Nous n'avons pas de doutes sur la sincérité de vos convictions quant à la nécessité de défendre voire de renforcer la liberté, l'indépendance et le pluralisme des médias. En revanche, nous sommes convaincus que l'objectif recherché ne sera pas atteint. Votre texte fait peser une menace sur le bon fonctionnement de la presse, voire sur la presse elle-même.
Vous souhaitez en finir avec le poison du soupçon mais peut-être devrions-nous commencer par ne pas l'alimenter. Essayons de ne pas toujours penser que les patrons de presse, les directeurs de publication, ou certains journalistes sont malhonnêtes, corrompus ou dépendants de telle ou telle puissance de l'argent. Essayons de ne pas faire des lois pour un ou deux exemples dont nous avons connaissance puisque, contrairement à ce qu'on entend, la liberté de la presse est totale dans ce pays. N'adoptons pas un texte qui viendrait parasiter le bon fonctionnement de la presse.
Comment justifier une telle urgence, sauf à reconnaître qu'il s'agit d'une loi de circonstance alors que tant d'autres sujets méritent notre attention de législateur ?

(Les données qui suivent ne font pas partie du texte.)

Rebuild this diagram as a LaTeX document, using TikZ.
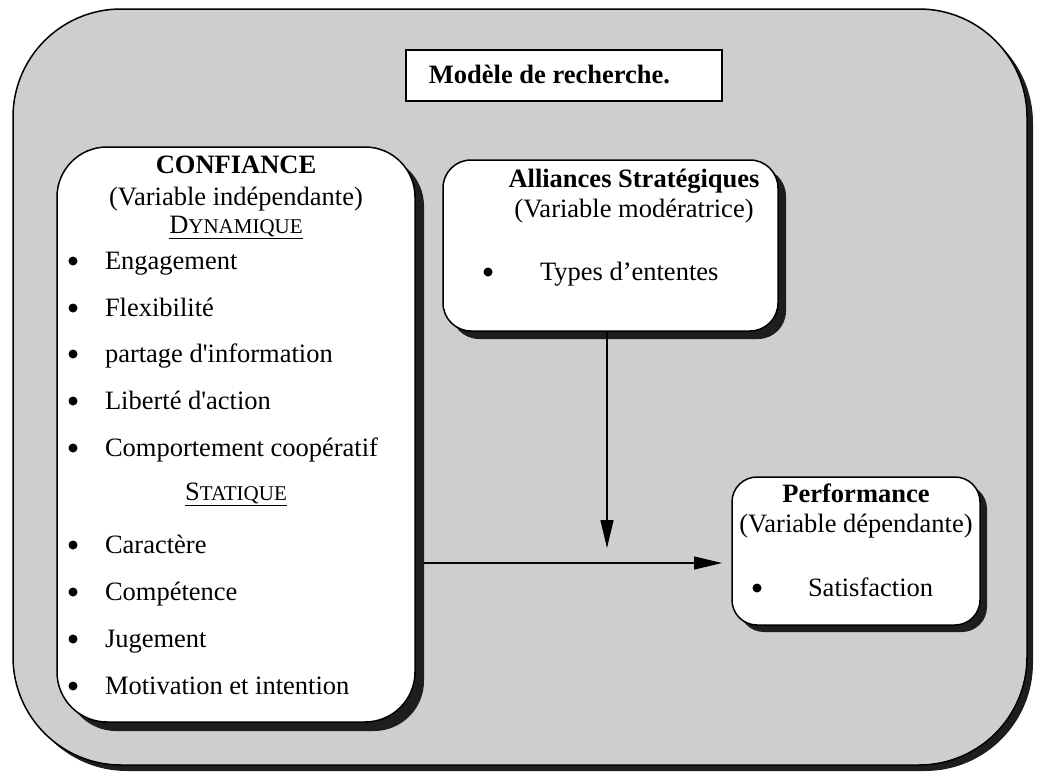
\documentclass[tikz,border=0pt]{standalone}
\usepackage{fontspec}
\setmainfont{Liberation Serif}[Ligatures=TeXOff]
\usetikzlibrary{arrows.meta,shadows}
\definecolor{panel}{RGB}{206,206,206}
\definecolor{shade}{RGB}{30,30,30}
\begin{document}
\begin{tikzpicture}[x=1pt,y=-1pt,
  every node/.style={inner sep=0pt,outer sep=0pt},
  txt/.style={anchor=base,font=\fontsize{26.5}{30}\selectfont},
  bold/.style={anchor=base,font=\fontsize{26.5}{30}\selectfont\bfseries},
  dot/.style={circle,fill=black,minimum size=9pt},
  card/.style={draw=black,line width=1.5pt,fill=white,anchor=north west},
  shadowed/.style={drop shadow={shadow xshift=#1,shadow yshift=-#1,opacity=1,fill=shade}},
  link/.style={line width=1.2pt,-{Triangle[length=28pt,width=13pt]}},
]
\useasboundingbox (0,0) rectangle (1037,774);

% outer grey panel
\node[card, fill=panel, rounded corners=108pt, minimum width=1014pt,
      minimum height=756pt, shadowed=6pt] (frame) at (13,9) {};

% title
\node[card, line width=1.6pt, minimum width=316pt, minimum height=51pt] (title) at (406,50) {};
\node[bold] (titletxt) at (549.5,83) {Modèle de recherche.};

% independent variable
\node[card, rounded corners=50pt, minimum width=358pt, minimum height=575pt,
      shadowed=9pt] (conf) at (57,147) {};
\node[bold] (confhead) at (236,173) {CONFIANCE};
\node[txt] (confvar) at (236,205) {(Variable indépendante)};
\node[txt] (dyn) at (236,233) {\underline{D{\fontsize{21}{24}\selectfont YNAMIQUE}}};
\node[txt] (stat) at (236,500) {\underline{S{\fontsize{21}{24}\selectfont TATIQUE}}};
\foreach \t/\y [count=\i] in {Engagement/269, Flexibilité/316,
    partage d'information/362, Liberté d'action/409,
    Comportement coopératif/456, Caractère/553, Compétence/600,
    Jugement/647, Motivation et intention/694}{
  \node[dot] (cb\i) at (73,\y-8) {};
  \node[txt, anchor=base west] (ct\i) at (105,\y) {\t};
}

% moderating variable
\node[card, rounded corners=28pt, minimum width=335pt, minimum height=171pt,
      shadowed=8pt] (alli) at (443,160) {};
\node[bold] (allihead) at (634,187) {Alliances Stratégiques};
\node[txt] (allivar) at (634,217) {(Variable modératrice)};
\node[dot] (ab1) at (488,272) {};
\node[txt, anchor=base west] (at1) at (540,280) {Types d’ententes};

% dependent variable
\node[card, rounded corners=25pt, minimum width=248pt, minimum height=148pt,
      shadowed=7pt] (perf) at (732,477) {};
\node[bold] (perfhead) at (856,502) {Performance};
\node[txt] (perfvar) at (856,532) {(Variable dépendante)};
\node[dot] (pb1) at (757,588) {};
\node[txt, anchor=base west] (pt1) at (808,596) {Satisfaction};

% connectors
\coordinate (modtip) at (607,548);
\coordinate (maintip) at (722,563);
\draw[link] (alli.south -| modtip) -- (modtip);
\draw[link] ([xshift=9pt]conf.east |- maintip) -- (maintip);
\end{tikzpicture}
\end{document}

Les dispositifs légaux qui permettent de garantir la liberté et l'indépendance des journalistes existent, vous l'avez rappelé : clause de cession, clause de conscience, droit de la propriété intellectuelle. Vous indiquez dans votre rapport que le refus de signer des oeuvres altérées ne peut constituer un manquement professionnel, comme le garantit le droit de la propriété intellectuelle. Les journalistes ont déjà les moyens d'être protégés et de garantir l'intégrité de leurs oeuvres.
Le texte porte atteinte au fonctionnement des entreprises puisqu'il va le judiciariser. Vous reconnaissez dans votre rapport que le périmètre exact de la notion d'intime conviction professionnelle devra être précisé par le juge. Cette disposition risque de nourrir un contentieux permanent au sein des rédactions, de perturber leur fonctionnement normal et de favoriser l'autocensure.
Nous sommes plutôt favorables aux comités d'éthique – de nombreuses initiatives existent déjà dans les organes de presse. Pour autant, il nous semble important de ne pas mêler le CSA à cette question. Laissons les sociétés de journalistes et les directions d'entreprise créer ces comités. Le CSA exerce déjà de multiples tâches – on sait les conflits d'intérêts qui peuvent naître de son double rôle de tutelle de l'audiovisuel public et de régulateur du secteur de l'audiovisuel –, n'y ajoutons pas le rôle de censeur de la presse. Ce serait très grave pour le bon fonctionnement de la presse.